Old-fashioned fun and games follow in Broadbent Park and this year’s activities are truly taking the city’s heritage into consideration.

No Fourth of July celebration would be complete without fireworks. Boulder City’s display is presented in Veterans’ Memorial Park around 9 p.m., after more fun and games.

Our very informal poll showed that fireworks were overwhelmingly residents’ favorite part of the Damboree.

It could be because fireworks are a long-standing tradition. They have been used to mark our independence since 1777 — a few years before the Revolutionary War was even won.

According to the Smithsonian organization, Philadelphia sponsored a fireworks display, setting off 13 to start and end the celebration, as did Boston.

The fireworks fulfilled a legacy that John Adams wrote about in a July 3, 1776, letter to his wife about the signing of the Declaration of Independence. He said it should be a “great anniversary Festival” and “solemnized with Pomp and Parade, Shews, Games, Sports, Guns, Bells, Bonfires and Illuminations, from one End of this Continent to the other, from this Time forward forever more.”

Boulder City’s celebration certainly follows his desire.

Adams was a staunch believer in the fight for independence. He knew that Americans weren’t receiving the freedoms and rights they deserved.

Among the provisions of the Declaration of Independence was granting Americans certain “inalienable rights,” among them “life, liberty and the pursuit of happiness.”

As our nation celebrates these rights, it seems fitting that the Supreme Court — just days before Independence Day — legalized gay marriage.

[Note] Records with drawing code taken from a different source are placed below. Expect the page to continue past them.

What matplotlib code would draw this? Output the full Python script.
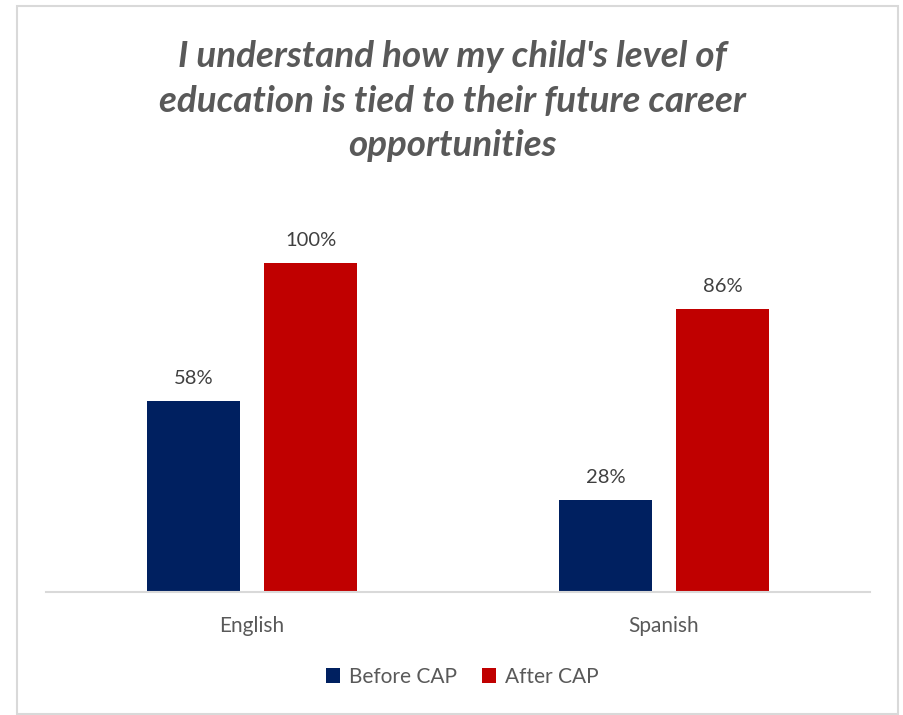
import matplotlib

matplotlib.use("Agg")
import matplotlib.pyplot as plt
import numpy as np
from matplotlib.patches import Rectangle

categories = ["English", "Spanish"]
before_cap = [58, 28]
after_cap = [100, 86]
series_names = ["Before CAP", "After CAP"]
title = "I understand how my child's level of\neducation is tied to their future career\nopportunities"

NAVY = "#002060"
RED = "#C00000"
GREY_TEXT = "#595959"

plt.rcParams["font.family"] = ["Lato", "DejaVu Sans"]

W, H = 904, 715
fig = plt.figure(figsize=(W / 100, H / 100), dpi=100)

# outer chart frame
fig.patches.append(Rectangle((17 / W, 1 / H), 881 / W, 708 / H, transform=fig.transFigure,
                             fill=False, edgecolor="#D9D9D9", lw=1.5))

ax = fig.add_axes([46 / W, (H - 592) / H, 824 / W, 412 / H])
x = np.arange(len(categories))
bw = 0.225
off = 0.142
b1 = ax.bar(x - off, before_cap, bw, color=NAVY, label=series_names[0])
b2 = ax.bar(x + off, after_cap, bw, color=RED, label=series_names[1])

for bars, vals in ((b1, before_cap), (b2, after_cap)):
    for rect, v in zip(bars, vals):
        ax.annotate(f"{v}%", (rect.get_x() + rect.get_width() / 2, v),
                    xytext=(0, 10), textcoords="offset points",
                    ha="center", va="bottom", fontsize=14.5, color="#404040")

ax.set_xlim(-0.5, 1.5)
ax.set_ylim(0, 125.2)
ax.set_yticks([])
ax.set_xticks(x)
ax.set_xticklabels(categories, fontsize=15, color=GREY_TEXT)
ax.tick_params(axis="x", length=0, pad=17)
for s in ("top", "right", "left"):
    ax.spines[s].set_visible(False)
ax.spines["bottom"].set_color("#D9D9D9")
ax.spines["bottom"].set_linewidth(1.5)

fig.text(0.5, 1 - 101 / H, title, ha="center", va="center", fontsize=26.5,
         fontweight="bold", fontstyle="italic", color=GREY_TEXT, linespacing=1.42)

fig.legend(handles=[b1, b2], loc="center", bbox_to_anchor=(462 / W, 1 - 677 / H),
           ncol=2, frameon=False, fontsize=15, handlelength=0.7, handleheight=0.7,
           handletextpad=0.4, columnspacing=1.2, labelcolor=GREY_TEXT)

fig.savefig("out.png", dpi=100)
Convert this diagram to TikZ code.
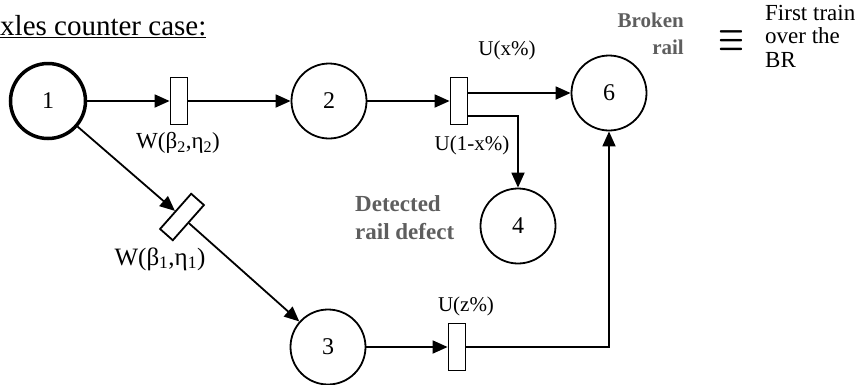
\documentclass[tikz,border=0pt]{standalone}
\usepackage{fontspec}
\setmainfont{Liberation Serif}
\usetikzlibrary{arrows.meta,positioning}
\definecolor{grey}{HTML}{5E5E5E}

\begin{document}
\begin{tikzpicture}[x=1pt,y=-1pt,
    every node/.style={font=\fontsize{21}{24}\selectfont},
    pnode/.style={draw,circle,line width=1.8pt,minimum size=75pt,inner sep=0pt,font=\fontsize{24}{24}\selectfont},
    tbar/.style={draw,rectangle,line width=1.8pt,minimum width=17pt,minimum height=47pt,inner sep=0pt},
    arr/.style={line width=1.8pt,-{Triangle[length=15pt,width=13pt]}},
    note/.style={text=grey,inner sep=0pt,font=\fontsize{21}{27}\selectfont\bfseries}]
    \useasboundingbox (0,0) rectangle (865,384);
    \node[anchor=base west,inner sep=0pt,font=\fontsize{29}{30}\selectfont] (title) at (0,35) {\underline{xles counter case:}};
    % places
    \node[pnode,line width=3.5pt] (p1) at (48,101) {1};
    \node[pnode] (p2) at (329,101) {2};
    \node[pnode] (p3) at (328,347) {3};
    \node[pnode] (p4) at (518,226) {4};
    \node[pnode] (p6) at (609,93) {6};
    % transitions
    \node[tbar] (t12) at (179,101) {};
    \node[tbar] (t26) at (459,101) {};
    \node[tbar] (t36) at (457,347) {};
    \node[tbar,rotate=-41.5] (t13) at (182,217) {};
    % labels
    \node[font=\fontsize{23}{24}\selectfont] (w2) at (178,143) {W(β\textsubscript{2},η\textsubscript{2})};
    \node[font=\fontsize{25}{26}\selectfont] (w1) at (160,259) {W(β\textsubscript{1},η\textsubscript{1})};
    \node (ux) at (507,50) {U(x\%)};
    \node (u1x) at (472,145) {U(1-x\%)};
    \node (uz) at (466,306) {U(z\%)};
    \node[note,anchor=north east,align=right] (broken) at (684,13) {Broken\\rail};
    \node[note,anchor=north west,align=left,font=\fontsize{23}{28}\selectfont\bfseries] (detected) at (355,195) {Detected\\rail defect};
    \node[inner sep=0pt] (eq) at (731,41) {\scalebox{1.4}[1.9]{\boldmath$\equiv$}};
    \node[anchor=north west,align=left,inner sep=0pt,font=\fontsize{23}{23.5}\selectfont] (first) at (765,5) {First train\\over the\\BR};
    % arcs
    \draw[arr] (p1) -- (t12);
    \draw[arr] (t12) -- (p2);
    \draw[arr] (p2) -- (t26);
    \draw[arr] (t26.east |- p6) -- (p6);
    \draw[arr] ([yshift=-15pt]t26.east) -| (p4);
    \draw[arr] (p1) -- (t13);
    \draw[arr] (t13) -- (p3);
    \draw[arr] (p3) -- (t36);
    \draw[arr] (t36) -| (p6);
\end{tikzpicture}
\end{document}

Being in love, and celebrating that love through marriage, is certainly one way to be happy.

According to Psychology Today, there have been at least 18 studies that have proved that married people are happier and live longer. Why should someone’s sexual preference deny them that inalienable right of happiness?

Justice Anthony Kennedy, in his opinion for the majority, wrote, “It would misunderstand these men and women to say they disrespect the idea of marriage. Their plea is that they do respect it, respect it so deeply that they seek to find its fulfillment for themselves. Their hope is not to be condemned to live in loneliness, excluded from one of civilization’s oldest institutions. They ask for equal dignity in the eyes of the law. The Constitution grants them that right.”

Being able to express your love is one of the freedom’s our forefathers fought so dearly for. They gave their lives for it.

So on this Fourth of July, let freedom — and love — ring for all.